Stage 3 upgrades are “those improvements that the modelling indicates will be required between 2021 and 2031. This includes traffic calming and some additional safe cycling improvements”.
See the official documents for details of stages 2 and 3.
What about increasing public transport usage, or other measures to reduce single-occupant car traffic?
At the 14 February Council meeting, Richard Osborne (Council Head of Transport) stated that the scope of the DEMP and associated consultation was in accordance with the project’s designation conditions – it is not looking at wider issues such as strategies to reduce travel demand or increase public transport use.
Mr Osborne assured the community that wider issues are being considered through other workstreams. Apparently a programme steering group has been established, led by NZTA, to bring four workstreams together (the DEMP plus three other projects: High Occupancy Vehicles; a sub-regional Urban Development Strategy business case around travel demand management; and a Public Transport Futures business case).
Mayor Lianne Dalziel noted at the meeting that NZTA & CCC material relating to the CNC and the other workstreams don’t link well online, and there is a need for more joined-up communication for the public. At the time of writing this article however there appears to have been no action on this.

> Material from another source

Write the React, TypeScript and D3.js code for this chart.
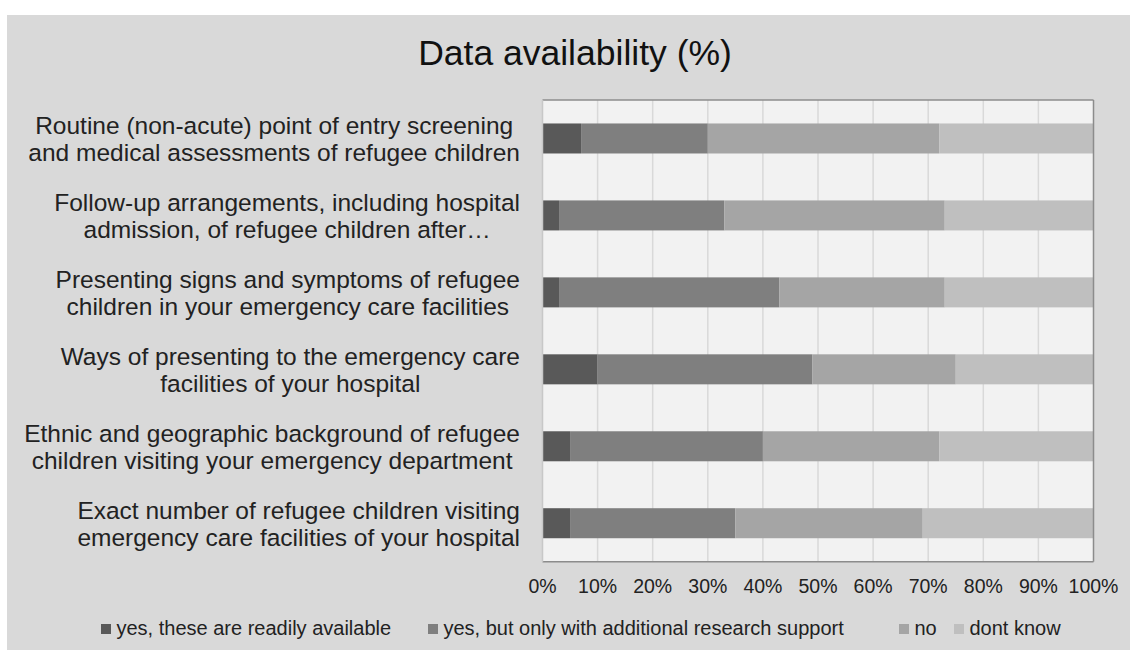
import React, { useEffect, useRef } from "react";
import * as d3 from "d3";

const categories: string[][] = [
  ["Routine (non-acute) point of entry screening", "and medical assessments of refugee children"],
  ["Follow-up arrangements, including hospital", "admission, of refugee children after…"],
  ["Presenting signs and symptoms of refugee", "children in your emergency care facilities"],
  ["Ways of presenting to the emergency care", "facilities of your hospital"],
  ["Ethnic and geographic background of refugee", "children visiting your emergency department"],
  ["Exact number of refugee children visiting", "emergency care facilities of your hospital"],
];

const seriesNames = [
  "yes, these are readily available",
  "yes, but only with additional research support",
  "no",
  "dont know",
];

const readilyAvailable = [7, 3, 3, 10, 5, 5];
const withResearchSupport = [23, 30, 40, 39, 35, 30];
const notAvailable = [42, 40, 30, 26, 32, 34];
const dontKnow = [28, 27, 27, 25, 28, 31];

const tickValues = [0, 10, 20, 30, 40, 50, 60, 70, 80, 90, 100];

const colors = ["#595959", "#7f7f7f", "#a5a5a5", "#bfbfbf"];

const W = 1130;
const H = 650;
const FONT = "'Liberation Sans', Arial, sans-serif";

export default function App() {
  const ref = useRef<SVGSVGElement | null>(null);

  useEffect(() => {
    const svg = d3.select(ref.current);
    svg.selectAll("*").remove();

    const plot = { left: 542.5, right: 1093.5, top: 100, bottom: 561.7 };

    svg.append("rect").attr("x", 0).attr("y", 0).attr("width", W).attr("height", H).attr("fill", "#ffffff");
    svg.append("rect").attr("x", 7).attr("y", 15).attr("width", W - 7).attr("height", H - 15).attr("fill", "#d9d9d9");

    svg
      .append("text")
      .attr("x", 575)
      .attr("y", 65)
      .attr("text-anchor", "middle")
      .attr("font-family", FONT)
      .attr("font-size", 35.5)
      .attr("fill", "#111")
      .text("Data availability (%)");

    const x = d3.scaleLinear().domain([0, 100]).range([plot.left, plot.right]);
    const y = d3
      .scaleBand<number>()
      .domain(d3.range(categories.length))
      .range([plot.top, plot.bottom])
      .paddingInner(0.61)
      .paddingOuter(0.305);

    svg
      .append("rect")
      .attr("x", plot.left)
      .attr("y", plot.top)
      .attr("width", plot.right - plot.left)
      .attr("height", plot.bottom - plot.top)
      .attr("fill", "#f2f2f2");

    // vertical gridlines
    svg
      .append("g")
      .selectAll("line")
      .data(tickValues.slice(1, -1))
      .join("line")
      .attr("x1", (d) => x(d))
      .attr("x2", (d) => x(d))
      .attr("y1", plot.top)
      .attr("y2", plot.bottom)
      .attr("stroke", "#d9d9d9")
      .attr("stroke-width", 1.5);

    // stacked bars
    const rows = categories.map((_, i) => ({
      i,
      a: readilyAvailable[i],
      b: withResearchSupport[i],
      c: notAvailable[i],
      d: dontKnow[i],
    }));
    const stack = d3.stack<any>().keys(["a", "b", "c", "d"]);
    const layers = stack(rows);

    svg
      .append("g")
      .selectAll("g")
      .data(layers)
      .join("g")
      .attr("fill", (_, k) => colors[k])
      .selectAll("rect")
      .data((l) => l)
      .join("rect")
      .attr("x", (s) => x(s[0]))
      .attr("width", (s) => x(s[1]) - x(s[0]))
      .attr("y", (s) => y(s.data.i) as number)
      .attr("height", y.bandwidth());

    // plot frame
    const frame = svg.append("g").attr("fill", "none");
    frame
      .append("line")
      .attr("x1", plot.left).attr("x2", plot.right)
      .attr("y1", plot.top).attr("y2", plot.top)
      .attr("stroke", "#8c8c8c").attr("stroke-width", 1.5);
    frame
      .append("line")
      .attr("x1", plot.left).attr("x2", plot.right)
      .attr("y1", plot.bottom).attr("y2", plot.bottom)
      .attr("stroke", "#8c8c8c").attr("stroke-width", 1.5);
    frame
      .append("line")
      .attr("x1", plot.right).attr("x2", plot.right)
      .attr("y1", plot.top).attr("y2", plot.bottom)
      .attr("stroke", "#8c8c8c").attr("stroke-width", 1.5);
    frame
      .append("line")
      .attr("x1", plot.left).attr("x2", plot.left)
      .attr("y1", plot.top).attr("y2", plot.bottom)
      .attr("stroke", "#c8c8c8").attr("stroke-width", 1.5);

    // x tick labels
    svg
      .append("g")
      .selectAll("text")
      .data(tickValues)
      .join("text")
      .attr("x", (d) => x(d))
      .attr("y", 593)
      .attr("text-anchor", "middle")
      .attr("font-family", FONT)
      .attr("font-size", 19.5)
      .attr("fill", "#222")
      .text((d) => `${d}%`);

    // category labels: lines centred on each other, block right-aligned
    const labelRight = 520;
    const lineGap = 27;
    categories.forEach((lines, i) => {
      const cy = (y(i) as number) + y.bandwidth() / 2 + 0.5;
      const g = svg.append("g");
      const texts = lines.map((ln, j) =>
        g
          .append("text")
          .attr("y", cy + (j - (lines.length - 1) / 2) * lineGap)
          .attr("dy", "0.35em")
          .attr("text-anchor", "middle")
          .attr("font-family", FONT)
          .attr("font-size", 24.5)
          .attr("fill", "#222")
          .text(ln)
      );
      const maxW = d3.max(texts, (t) => (t.node() as SVGTextElement).getComputedTextLength()) || 0;
      texts.forEach((t) => t.attr("x", labelRight - maxW / 2));
    });

    // legend
    const legendX = [101, 428, 899, 954];
    const legend = svg.append("g");
    seriesNames.forEach((name, k) => {
      legend
        .append("rect")
        .attr("x", legendX[k])
        .attr("y", 624)
        .attr("width", 10)
        .attr("height", 10)
        .attr("fill", colors[k]);
      legend
        .append("text")
        .attr("x", legendX[k] + 15.5)
        .attr("y", 635)
        .attr("font-family", FONT)
        .attr("font-size", 20)
        .attr("fill", "#222")
        .text(name);
    });
  }, []);

  return (
    <svg
      ref={ref}
      width={W}
      height={H}
      style={{ position: "absolute", left: 0, top: 0, display: "block" }}
    />
  );
}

What positive benefits will the CNC bring?
The CNC project website lists a number of outcomes, including: reduced commuter travel time; reduced congestion; improved safety; and more. I’m currently researching the project’s benefits and will write more about this in a future article.
How to have your say
The City Council’s consultation on the DEMP is open until 5pm on Monday 15 April 2019. See the ‘have your say’ section of the Council’s website, or look for material in your local library or Council service centre.
Outside the Council’s process, on Thursday 28 March at 6:30pm there will be an independent community-initiated meeting at the Scottish Society Hall to discuss the DEMP. See the Facebook event for details.
Questions for readers
Do you want to ‘dump the DEMP’? Have you, or will you, give feedback to Council on the draft plan? Why or why not?